--- START Available data ---
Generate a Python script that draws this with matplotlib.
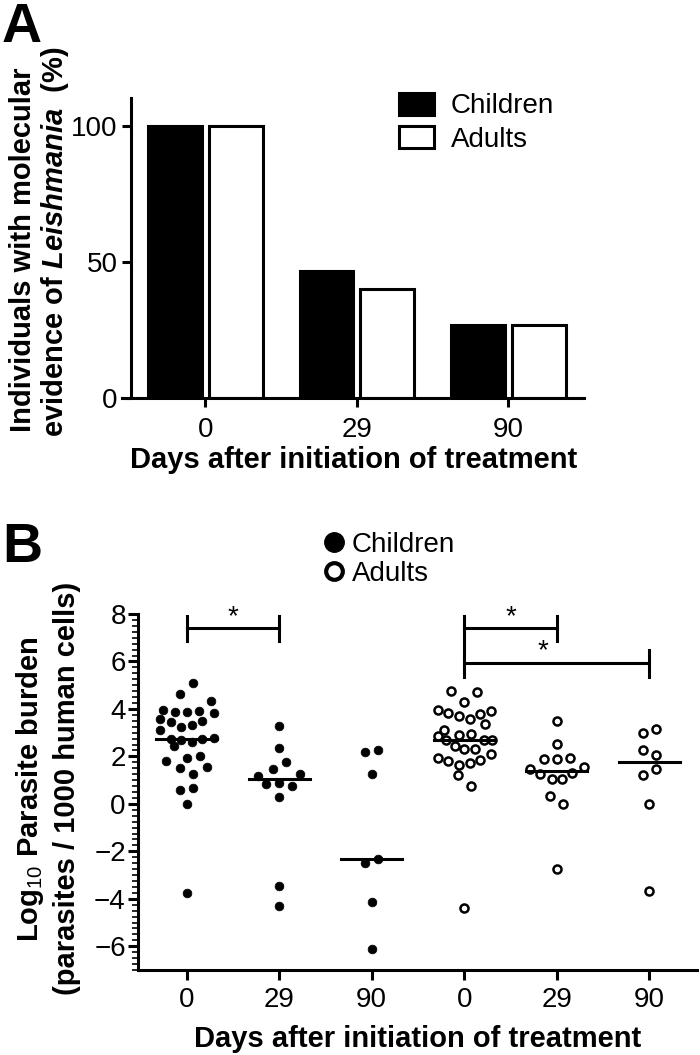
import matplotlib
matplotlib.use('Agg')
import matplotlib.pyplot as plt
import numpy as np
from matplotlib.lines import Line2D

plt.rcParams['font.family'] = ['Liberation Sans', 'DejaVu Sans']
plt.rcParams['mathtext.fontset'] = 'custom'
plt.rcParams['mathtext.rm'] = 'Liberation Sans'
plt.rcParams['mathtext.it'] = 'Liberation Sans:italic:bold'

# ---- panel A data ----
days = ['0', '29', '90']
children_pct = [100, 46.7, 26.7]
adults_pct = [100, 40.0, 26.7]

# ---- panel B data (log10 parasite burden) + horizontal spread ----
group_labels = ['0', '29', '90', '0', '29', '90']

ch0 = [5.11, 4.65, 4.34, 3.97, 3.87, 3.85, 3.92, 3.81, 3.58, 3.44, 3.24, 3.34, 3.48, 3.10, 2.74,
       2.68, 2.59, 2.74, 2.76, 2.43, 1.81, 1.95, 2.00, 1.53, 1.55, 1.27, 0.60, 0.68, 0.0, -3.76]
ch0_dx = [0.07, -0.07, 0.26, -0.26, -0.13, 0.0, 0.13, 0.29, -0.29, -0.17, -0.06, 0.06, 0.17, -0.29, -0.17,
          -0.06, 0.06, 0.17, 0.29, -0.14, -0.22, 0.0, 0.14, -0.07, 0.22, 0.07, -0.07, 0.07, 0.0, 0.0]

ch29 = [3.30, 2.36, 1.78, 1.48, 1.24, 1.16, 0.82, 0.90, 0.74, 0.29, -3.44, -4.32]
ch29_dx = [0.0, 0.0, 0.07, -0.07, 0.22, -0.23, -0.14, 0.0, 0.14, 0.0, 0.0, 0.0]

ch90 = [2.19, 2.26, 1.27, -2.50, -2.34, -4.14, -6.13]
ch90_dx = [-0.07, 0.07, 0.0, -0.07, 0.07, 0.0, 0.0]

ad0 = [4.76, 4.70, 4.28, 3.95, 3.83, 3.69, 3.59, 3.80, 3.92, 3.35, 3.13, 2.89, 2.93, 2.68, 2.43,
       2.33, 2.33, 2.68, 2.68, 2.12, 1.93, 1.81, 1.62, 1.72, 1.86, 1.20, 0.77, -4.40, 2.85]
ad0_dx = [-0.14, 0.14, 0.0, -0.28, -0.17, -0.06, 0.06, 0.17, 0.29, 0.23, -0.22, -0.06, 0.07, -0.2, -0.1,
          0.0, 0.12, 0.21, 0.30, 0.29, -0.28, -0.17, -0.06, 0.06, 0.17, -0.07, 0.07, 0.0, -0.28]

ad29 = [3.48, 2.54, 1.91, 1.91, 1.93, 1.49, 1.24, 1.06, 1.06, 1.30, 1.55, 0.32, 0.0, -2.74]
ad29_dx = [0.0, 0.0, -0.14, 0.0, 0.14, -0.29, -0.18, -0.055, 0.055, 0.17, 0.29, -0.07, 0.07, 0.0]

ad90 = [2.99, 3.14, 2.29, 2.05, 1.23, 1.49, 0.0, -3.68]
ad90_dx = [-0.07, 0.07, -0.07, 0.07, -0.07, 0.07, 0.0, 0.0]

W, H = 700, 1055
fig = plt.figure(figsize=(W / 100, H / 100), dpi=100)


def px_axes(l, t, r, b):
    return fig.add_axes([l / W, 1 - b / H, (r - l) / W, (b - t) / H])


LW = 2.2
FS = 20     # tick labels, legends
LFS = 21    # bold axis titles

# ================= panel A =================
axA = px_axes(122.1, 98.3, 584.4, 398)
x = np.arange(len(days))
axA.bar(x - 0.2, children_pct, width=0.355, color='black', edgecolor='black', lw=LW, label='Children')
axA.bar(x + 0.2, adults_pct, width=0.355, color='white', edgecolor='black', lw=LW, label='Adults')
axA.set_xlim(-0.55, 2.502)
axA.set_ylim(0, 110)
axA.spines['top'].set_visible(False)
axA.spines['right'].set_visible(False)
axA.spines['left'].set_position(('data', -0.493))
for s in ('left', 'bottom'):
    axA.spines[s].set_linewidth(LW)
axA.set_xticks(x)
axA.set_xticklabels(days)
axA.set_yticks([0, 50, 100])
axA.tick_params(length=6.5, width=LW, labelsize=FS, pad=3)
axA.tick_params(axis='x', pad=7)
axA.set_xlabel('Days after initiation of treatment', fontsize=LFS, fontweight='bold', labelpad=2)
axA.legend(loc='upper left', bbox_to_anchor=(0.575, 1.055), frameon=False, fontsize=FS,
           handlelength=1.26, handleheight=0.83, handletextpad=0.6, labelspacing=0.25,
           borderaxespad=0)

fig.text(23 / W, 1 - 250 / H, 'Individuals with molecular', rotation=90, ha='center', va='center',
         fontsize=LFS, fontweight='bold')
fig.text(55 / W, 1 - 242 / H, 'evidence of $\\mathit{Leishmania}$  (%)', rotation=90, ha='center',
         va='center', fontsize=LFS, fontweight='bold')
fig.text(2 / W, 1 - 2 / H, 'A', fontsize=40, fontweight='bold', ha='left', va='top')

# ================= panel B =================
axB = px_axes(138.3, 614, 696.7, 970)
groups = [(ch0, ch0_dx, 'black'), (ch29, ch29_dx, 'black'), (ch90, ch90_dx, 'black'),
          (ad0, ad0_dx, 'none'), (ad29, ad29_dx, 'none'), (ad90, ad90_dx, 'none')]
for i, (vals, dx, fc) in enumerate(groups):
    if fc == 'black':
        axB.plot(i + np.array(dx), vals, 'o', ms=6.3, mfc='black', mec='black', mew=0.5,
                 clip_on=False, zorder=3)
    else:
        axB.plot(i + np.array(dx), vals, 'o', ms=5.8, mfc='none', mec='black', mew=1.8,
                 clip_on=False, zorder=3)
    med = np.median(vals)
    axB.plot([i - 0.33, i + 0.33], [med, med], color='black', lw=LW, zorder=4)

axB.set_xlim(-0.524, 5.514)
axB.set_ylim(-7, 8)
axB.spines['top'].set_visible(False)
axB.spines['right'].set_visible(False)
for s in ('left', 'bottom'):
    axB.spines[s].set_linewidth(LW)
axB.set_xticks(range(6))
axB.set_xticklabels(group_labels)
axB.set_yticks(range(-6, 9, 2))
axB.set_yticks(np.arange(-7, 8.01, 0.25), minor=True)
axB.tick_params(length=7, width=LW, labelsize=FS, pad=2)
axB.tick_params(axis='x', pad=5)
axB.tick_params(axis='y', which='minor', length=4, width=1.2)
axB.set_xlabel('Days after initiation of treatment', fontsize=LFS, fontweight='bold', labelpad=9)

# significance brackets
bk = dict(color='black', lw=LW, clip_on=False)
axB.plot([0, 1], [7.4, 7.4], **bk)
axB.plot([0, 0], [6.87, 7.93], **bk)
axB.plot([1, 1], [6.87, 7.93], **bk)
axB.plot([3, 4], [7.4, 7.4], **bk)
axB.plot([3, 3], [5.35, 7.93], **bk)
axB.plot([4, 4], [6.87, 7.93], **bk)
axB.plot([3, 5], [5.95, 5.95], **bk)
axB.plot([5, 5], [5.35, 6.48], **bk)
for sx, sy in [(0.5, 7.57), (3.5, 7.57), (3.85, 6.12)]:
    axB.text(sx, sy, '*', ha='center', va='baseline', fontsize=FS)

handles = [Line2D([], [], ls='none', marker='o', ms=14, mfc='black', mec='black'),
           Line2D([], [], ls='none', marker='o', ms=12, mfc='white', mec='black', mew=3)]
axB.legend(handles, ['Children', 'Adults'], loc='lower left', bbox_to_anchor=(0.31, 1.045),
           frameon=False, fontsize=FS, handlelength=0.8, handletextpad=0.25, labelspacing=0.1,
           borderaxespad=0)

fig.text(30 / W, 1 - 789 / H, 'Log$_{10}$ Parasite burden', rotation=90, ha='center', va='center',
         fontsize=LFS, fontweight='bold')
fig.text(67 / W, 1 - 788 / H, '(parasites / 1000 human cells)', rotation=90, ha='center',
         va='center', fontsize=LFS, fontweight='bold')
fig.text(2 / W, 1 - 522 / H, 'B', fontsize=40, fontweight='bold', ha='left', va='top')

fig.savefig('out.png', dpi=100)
--- END Available data ---
--- START Available data ---
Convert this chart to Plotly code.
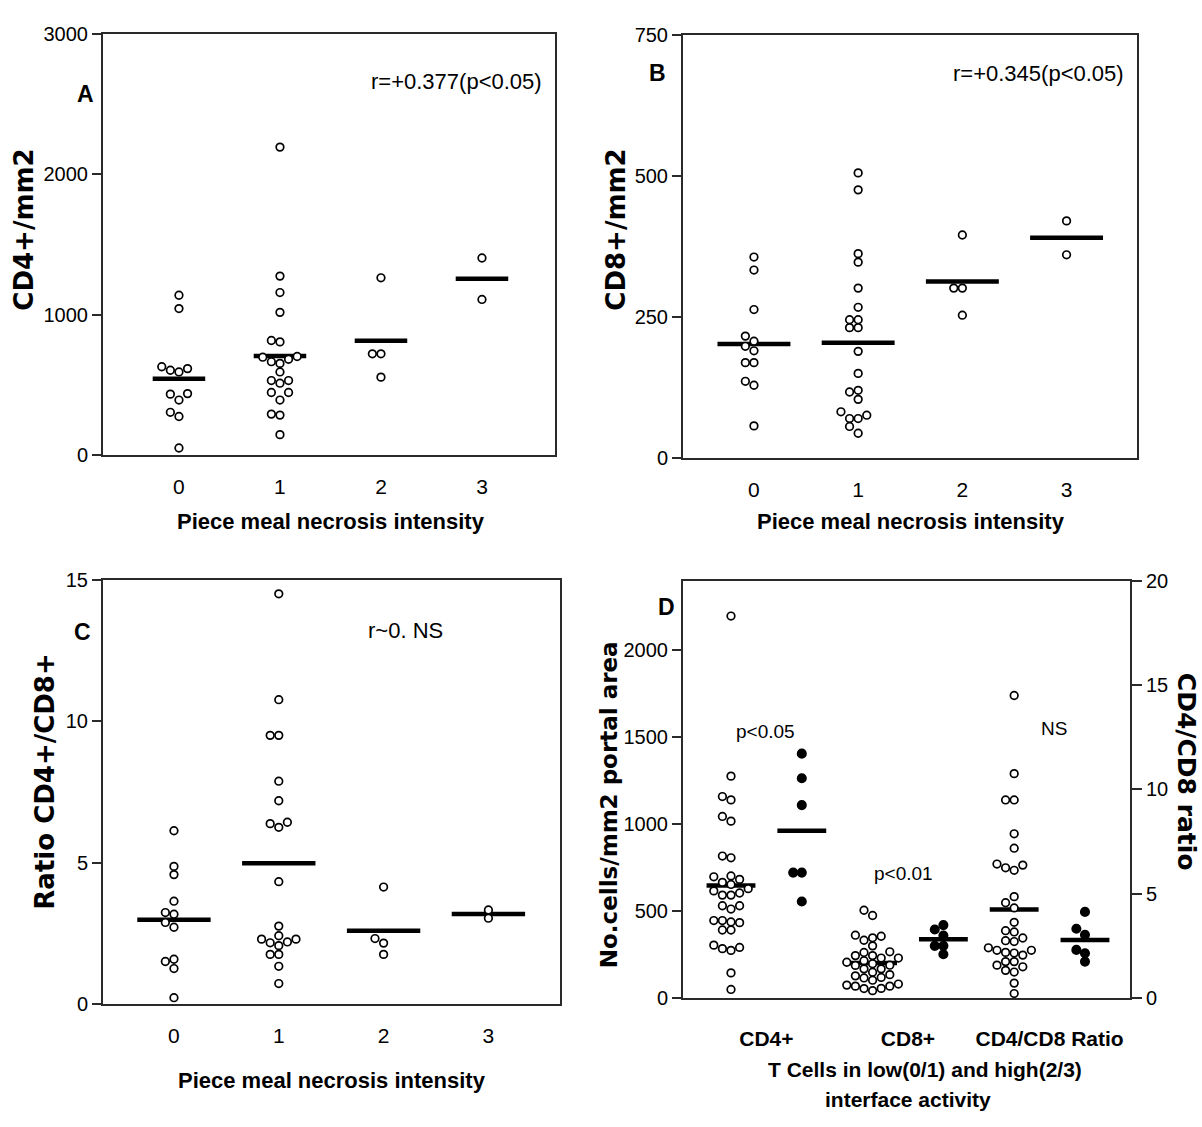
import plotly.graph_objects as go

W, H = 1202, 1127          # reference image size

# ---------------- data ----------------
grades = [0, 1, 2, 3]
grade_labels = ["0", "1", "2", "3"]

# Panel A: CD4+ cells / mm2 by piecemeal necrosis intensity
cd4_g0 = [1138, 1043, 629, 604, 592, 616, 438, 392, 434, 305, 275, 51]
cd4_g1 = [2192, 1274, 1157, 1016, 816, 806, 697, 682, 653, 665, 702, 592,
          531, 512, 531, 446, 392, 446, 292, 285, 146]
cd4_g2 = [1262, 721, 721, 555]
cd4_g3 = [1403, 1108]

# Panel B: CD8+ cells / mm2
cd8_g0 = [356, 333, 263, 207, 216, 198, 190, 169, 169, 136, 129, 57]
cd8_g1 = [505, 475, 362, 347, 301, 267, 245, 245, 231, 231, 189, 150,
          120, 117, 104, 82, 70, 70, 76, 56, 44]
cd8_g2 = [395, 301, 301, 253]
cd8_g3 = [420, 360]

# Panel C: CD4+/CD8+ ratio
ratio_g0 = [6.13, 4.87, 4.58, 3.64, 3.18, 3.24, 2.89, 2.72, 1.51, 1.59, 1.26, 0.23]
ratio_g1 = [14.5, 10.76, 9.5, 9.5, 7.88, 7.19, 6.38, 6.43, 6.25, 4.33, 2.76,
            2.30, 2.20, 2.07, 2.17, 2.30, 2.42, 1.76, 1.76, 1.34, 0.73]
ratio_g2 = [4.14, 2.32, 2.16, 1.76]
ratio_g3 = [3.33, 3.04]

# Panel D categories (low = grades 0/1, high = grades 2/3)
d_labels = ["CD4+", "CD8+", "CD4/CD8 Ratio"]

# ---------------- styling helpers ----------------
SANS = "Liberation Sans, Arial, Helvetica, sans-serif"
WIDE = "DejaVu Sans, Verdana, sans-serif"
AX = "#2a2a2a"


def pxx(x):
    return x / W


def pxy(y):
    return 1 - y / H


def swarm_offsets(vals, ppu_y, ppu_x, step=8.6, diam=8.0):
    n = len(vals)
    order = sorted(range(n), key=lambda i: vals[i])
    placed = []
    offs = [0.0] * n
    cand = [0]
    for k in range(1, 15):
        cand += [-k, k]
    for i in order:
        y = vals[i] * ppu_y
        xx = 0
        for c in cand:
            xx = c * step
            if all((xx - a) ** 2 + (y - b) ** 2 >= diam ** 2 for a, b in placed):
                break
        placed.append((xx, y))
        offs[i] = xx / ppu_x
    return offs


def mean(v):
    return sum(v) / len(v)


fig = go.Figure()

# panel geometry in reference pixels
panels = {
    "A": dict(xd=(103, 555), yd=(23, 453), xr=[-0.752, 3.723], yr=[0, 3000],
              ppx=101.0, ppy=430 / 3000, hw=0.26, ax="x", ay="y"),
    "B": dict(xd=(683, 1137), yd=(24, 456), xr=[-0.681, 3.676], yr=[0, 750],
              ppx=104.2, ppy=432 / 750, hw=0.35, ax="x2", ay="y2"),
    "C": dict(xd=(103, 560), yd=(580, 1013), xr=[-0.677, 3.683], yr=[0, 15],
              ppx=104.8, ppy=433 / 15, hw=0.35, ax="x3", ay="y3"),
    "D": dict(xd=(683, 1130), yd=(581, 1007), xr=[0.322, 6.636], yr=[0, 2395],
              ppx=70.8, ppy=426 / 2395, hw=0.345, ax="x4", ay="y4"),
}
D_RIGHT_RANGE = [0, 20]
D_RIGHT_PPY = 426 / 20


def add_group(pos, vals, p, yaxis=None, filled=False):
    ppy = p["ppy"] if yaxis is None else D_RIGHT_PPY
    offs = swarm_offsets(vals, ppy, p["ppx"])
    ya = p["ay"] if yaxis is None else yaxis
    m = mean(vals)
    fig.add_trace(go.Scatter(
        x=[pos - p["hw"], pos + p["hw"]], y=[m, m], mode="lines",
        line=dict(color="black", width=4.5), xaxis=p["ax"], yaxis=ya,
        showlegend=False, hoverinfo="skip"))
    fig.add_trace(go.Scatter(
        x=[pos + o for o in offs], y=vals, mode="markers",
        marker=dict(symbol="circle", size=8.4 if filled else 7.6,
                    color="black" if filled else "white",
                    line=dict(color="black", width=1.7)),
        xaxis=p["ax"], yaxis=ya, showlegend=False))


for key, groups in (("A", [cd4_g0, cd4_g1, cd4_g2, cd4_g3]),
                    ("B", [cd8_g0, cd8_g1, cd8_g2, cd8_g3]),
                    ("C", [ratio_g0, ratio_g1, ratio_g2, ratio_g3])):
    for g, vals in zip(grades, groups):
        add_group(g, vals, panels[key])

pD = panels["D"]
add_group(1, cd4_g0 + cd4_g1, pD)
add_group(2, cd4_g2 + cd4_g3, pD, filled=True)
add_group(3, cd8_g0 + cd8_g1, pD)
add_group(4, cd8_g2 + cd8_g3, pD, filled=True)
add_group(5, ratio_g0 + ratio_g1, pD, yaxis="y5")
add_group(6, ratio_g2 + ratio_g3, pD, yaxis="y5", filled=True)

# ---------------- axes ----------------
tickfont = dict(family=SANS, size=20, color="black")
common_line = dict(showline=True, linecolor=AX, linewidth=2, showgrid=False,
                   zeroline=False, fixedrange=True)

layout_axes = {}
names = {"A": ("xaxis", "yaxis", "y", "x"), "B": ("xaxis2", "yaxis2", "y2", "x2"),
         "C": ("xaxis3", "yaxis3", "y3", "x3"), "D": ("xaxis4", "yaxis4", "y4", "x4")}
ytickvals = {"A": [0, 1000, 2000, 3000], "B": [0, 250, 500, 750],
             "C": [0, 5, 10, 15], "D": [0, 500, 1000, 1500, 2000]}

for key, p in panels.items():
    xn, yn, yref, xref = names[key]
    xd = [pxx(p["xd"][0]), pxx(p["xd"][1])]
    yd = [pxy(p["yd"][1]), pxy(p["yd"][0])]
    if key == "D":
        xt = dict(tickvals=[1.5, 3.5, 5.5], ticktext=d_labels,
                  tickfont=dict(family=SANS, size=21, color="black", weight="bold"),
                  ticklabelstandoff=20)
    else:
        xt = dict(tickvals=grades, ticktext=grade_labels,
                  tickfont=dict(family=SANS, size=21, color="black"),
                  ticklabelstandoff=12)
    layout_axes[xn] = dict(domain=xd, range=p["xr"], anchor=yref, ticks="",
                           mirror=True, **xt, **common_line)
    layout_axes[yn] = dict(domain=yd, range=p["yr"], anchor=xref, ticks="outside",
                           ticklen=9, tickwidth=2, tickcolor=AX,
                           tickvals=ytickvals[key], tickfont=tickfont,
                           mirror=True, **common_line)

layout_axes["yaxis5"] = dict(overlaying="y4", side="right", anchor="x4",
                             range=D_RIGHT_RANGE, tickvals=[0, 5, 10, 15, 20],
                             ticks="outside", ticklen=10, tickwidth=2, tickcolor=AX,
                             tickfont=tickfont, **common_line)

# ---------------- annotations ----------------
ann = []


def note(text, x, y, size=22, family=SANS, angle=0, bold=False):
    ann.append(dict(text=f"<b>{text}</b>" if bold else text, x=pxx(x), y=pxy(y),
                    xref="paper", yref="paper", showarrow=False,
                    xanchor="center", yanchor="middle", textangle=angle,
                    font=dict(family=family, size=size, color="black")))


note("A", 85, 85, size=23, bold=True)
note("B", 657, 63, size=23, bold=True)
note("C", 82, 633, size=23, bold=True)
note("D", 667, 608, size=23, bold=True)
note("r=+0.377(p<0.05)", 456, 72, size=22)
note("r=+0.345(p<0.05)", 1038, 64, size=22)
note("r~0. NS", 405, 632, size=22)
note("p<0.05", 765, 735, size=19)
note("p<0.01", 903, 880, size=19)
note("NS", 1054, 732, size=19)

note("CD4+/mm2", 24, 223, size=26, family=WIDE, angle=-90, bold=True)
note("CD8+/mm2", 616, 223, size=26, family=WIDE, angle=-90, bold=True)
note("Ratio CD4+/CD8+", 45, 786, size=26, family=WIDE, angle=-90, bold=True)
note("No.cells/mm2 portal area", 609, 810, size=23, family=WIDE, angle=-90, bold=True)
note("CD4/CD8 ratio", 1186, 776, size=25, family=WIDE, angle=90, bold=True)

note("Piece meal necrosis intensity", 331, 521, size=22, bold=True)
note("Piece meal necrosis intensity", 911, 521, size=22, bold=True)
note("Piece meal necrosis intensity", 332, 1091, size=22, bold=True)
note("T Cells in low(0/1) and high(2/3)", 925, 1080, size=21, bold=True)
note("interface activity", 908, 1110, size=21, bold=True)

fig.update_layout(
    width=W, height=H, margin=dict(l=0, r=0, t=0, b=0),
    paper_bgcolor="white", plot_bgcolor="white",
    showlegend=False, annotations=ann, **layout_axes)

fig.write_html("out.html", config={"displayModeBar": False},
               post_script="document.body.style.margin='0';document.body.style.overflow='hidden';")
--- END Available data ---
## Problem to solve
In the listing above, find the line with "Convert this chart to Plotly code." and the line with "cd8_g3 = [420, 360]". Copy both of them and every line between, exactly, but not the pictures.

## Full output
Convert this chart to Plotly code.
import plotly.graph_objects as go

W, H = 1202, 1127          # reference image size

# ---------------- data ----------------
grades = [0, 1, 2, 3]
grade_labels = ["0", "1", "2", "3"]

# Panel A: CD4+ cells / mm2 by piecemeal necrosis intensity
cd4_g0 = [1138, 1043, 629, 604, 592, 616, 438, 392, 434, 305, 275, 51]
cd4_g1 = [2192, 1274, 1157, 1016, 816, 806, 697, 682, 653, 665, 702, 592,
          531, 512, 531, 446, 392, 446, 292, 285, 146]
cd4_g2 = [1262, 721, 721, 555]
cd4_g3 = [1403, 1108]

# Panel B: CD8+ cells / mm2
cd8_g0 = [356, 333, 263, 207, 216, 198, 190, 169, 169, 136, 129, 57]
cd8_g1 = [505, 475, 362, 347, 301, 267, 245, 245, 231, 231, 189, 150,
          120, 117, 104, 82, 70, 70, 76, 56, 44]
cd8_g2 = [395, 301, 301, 253]
cd8_g3 = [420, 360]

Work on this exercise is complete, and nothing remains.